Support for Afghan refugees has declined over the years because of donors fatiguing with the conflict that is in its 19th year and Kabul’s failure to reform governance

Guterres said it was a unique occasion to commemorate the four decades of Afghan refugees’ presence in Pakistan, one of the oldest refugee crises in the world. The occasion coincided with the progress in peace negotiations between the United States and the Afghan Taliban. 

He also asked the international community to contribute to meeting the refugee needs and creating enabling conditions for their repatriation and reintegration in Afghanistan.

“We need a renewed commitment,” he said while calling for complementing peace efforts with reconstruction and creating conditions for return and reintegration of refugees. He urged “greater responsibility sharing” with Pakistan and Iran that have played host to Afghan refugees, emphasizing that “Afghanistan and its people cannot be abandoned”.

He said the message from the conference was building new partnerships and renewing solidarity with Afghan refugees.

Support for Afghan refugees has declined over the years because of donors fatiguing with the conflict that is in its 19th year and Kabul’s failure to reform governance.

Moreover, the number of refugees returning to Afghanistan is at a historic low and Afghans now constitute the largest group of refugees reaching Europe, overtaking the Syrians often through dangerous routes using unsafe means of transportation.

While welcoming the UN Secretary General on his maiden tour to Pakistan, Prime Minister Imran Khan said Pakistan overcame challenges of meagre resources to host the refugees. He also recalled Pakistan’s support for peace efforts in Afghanistan. “There is a consensus within Pakistan for peace in Afghanistan,” he said while referring to perceptions about divergence on the issue among Pakistani institutions.
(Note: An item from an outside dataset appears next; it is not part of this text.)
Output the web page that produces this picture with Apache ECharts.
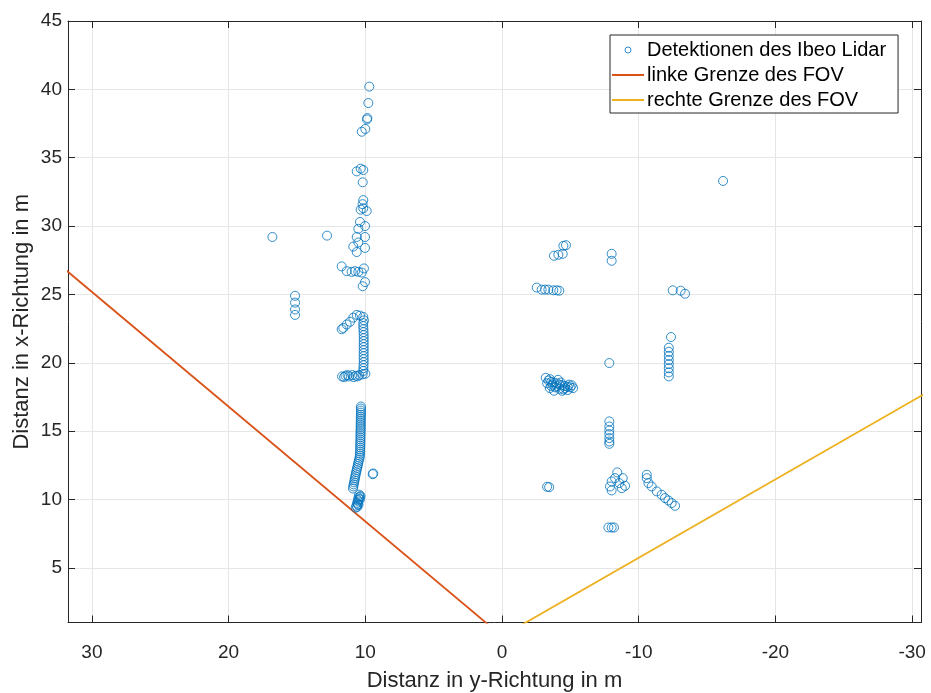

He also rejected the Afghan government’s allegations about militant safe havens in Pakistan from where they allegedly carried out violence in Afghanistan. 

Prime Minister Khan said, “Be rest assured that it is not in our interest that violence continues.” He emphasized on developing trade and connectivity and noted that it was not possible without peace.

Pakistan’s Foreign Minister Shah Mehmood Qureshi at the conference proposed a seven-point action plan for activation of the recently established ‘Support Platform for the Solutions Strategy for Afghan Refugees’. 

The proposed action plan called for supporting Afghan peace process; renewing pledges and commitments for meeting refugees requirements; forging new partnerships and reinforcing older ones for fulfilling the responsibility towards refugees; extending and enhancing resettlement opportunities in third countries; provision of resources to host countries for offering additional scholarships, and imparting employment skills; enhancing assistance for improving living conditions in Afghanistan; and creating an international fund for helping return of refugees and creating economic opportunities in host countries. 

READ MORE: Afghan women refugees resurrected as India's plastic waste warriors

UN High Commissioner for Refugees Filippo Grandi appealed to the donors to provide aid through the Support Platform for Afghan refugees, which was set up at the Global Refugee Forum in December 2019.

 “Hosting refugees is a responsibility, exercised on behalf of the international community – a responsibility that, we must recognize, has not been equitably shared. … international support, while welcome, remains woefully insufficient,” said Grandi.